На примере предыдущей цитаты можно наблюдать тематическое использование фонических «орнаментов», т. е. совпадение звуковых и семантических порядков, к которому, как было уже отмечено выше, тяготеет орнаментальная проза. Слово капуста , обозначающее бедную пищу и символизирующее супружескую ежедневность, входит в ряд звуковых повторов, образуемый звуком [к] (в цитате подчеркнутый двойной линией). Этот ряд выражает через иконичности гуттурально–взрывного звука [к] и общую семантическую ассоциацию слов «кулак» — «крепко» — «громко» — «стукнул» возмущение Трофима Иваныча против потери молодой сожительницы. Такое значение, основанное и на звуковой символике, и на семантике связанных этим звуком слов, переносится на трижды встречающееся слово «капуста». С другой стороны, слово «капуста» находится в семантически менее явно определенном ряде звуков [ст] (подчеркнутом простой линией), сменяющем ряд звука [к]. Более того, слово «капуста» образует паронимию со словами «в пустом доме» и «пустую тарелку», ассоциируя через сходные по звуку прилагательные целую парадигму мотивов пустоты: пустую яму (в мастерской и в кровати), — пустой живот — пустое небо — пустой дом — пустую тарелку. Итак, слово «капуста» выражает пустоту, становясь ее воплощением, причем не только символическим образом, но и содержа в своем звуковом теле то слово, которое обозначает это состояние. И, наконец, в слове «хлебнул» спрятано обозначение той пищи с ее сексуальной коннотацией («хлеб»), которая заменяется капустой.

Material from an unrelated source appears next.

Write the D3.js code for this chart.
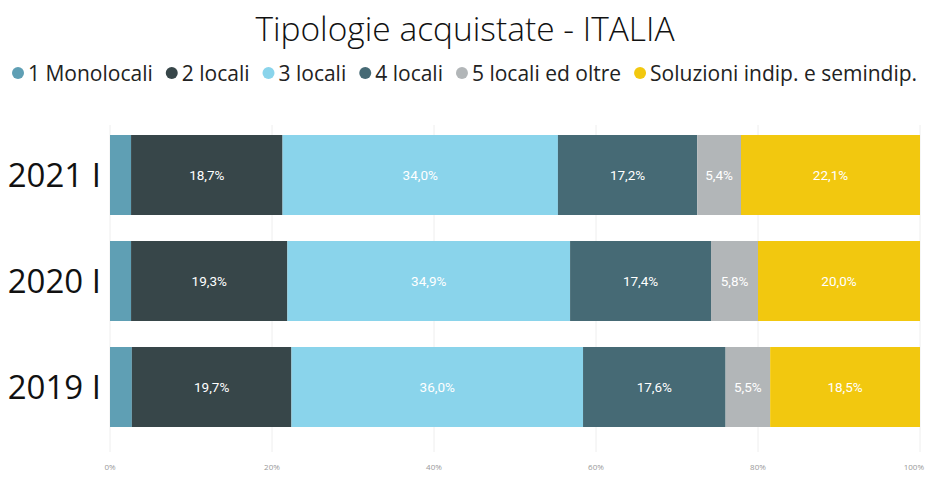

В таком контексте не может быть чисто случайным и то, что Софья некоторое время спустя, после первой непустой ночи с Трофимом Иванычем думает о том, что в деревне, из которой ее взял муж, сейчас рубят капусту. Таким образом, мы получаем жуткую коннотацию рубленой капусты, т. е., в переносном смысле, уничтоженной, наполненной пустоты, с разрубленной Танькой, которая, будучи зарытой в яме на Смоленском поле, заполняет пустую яму во чреве Софьи.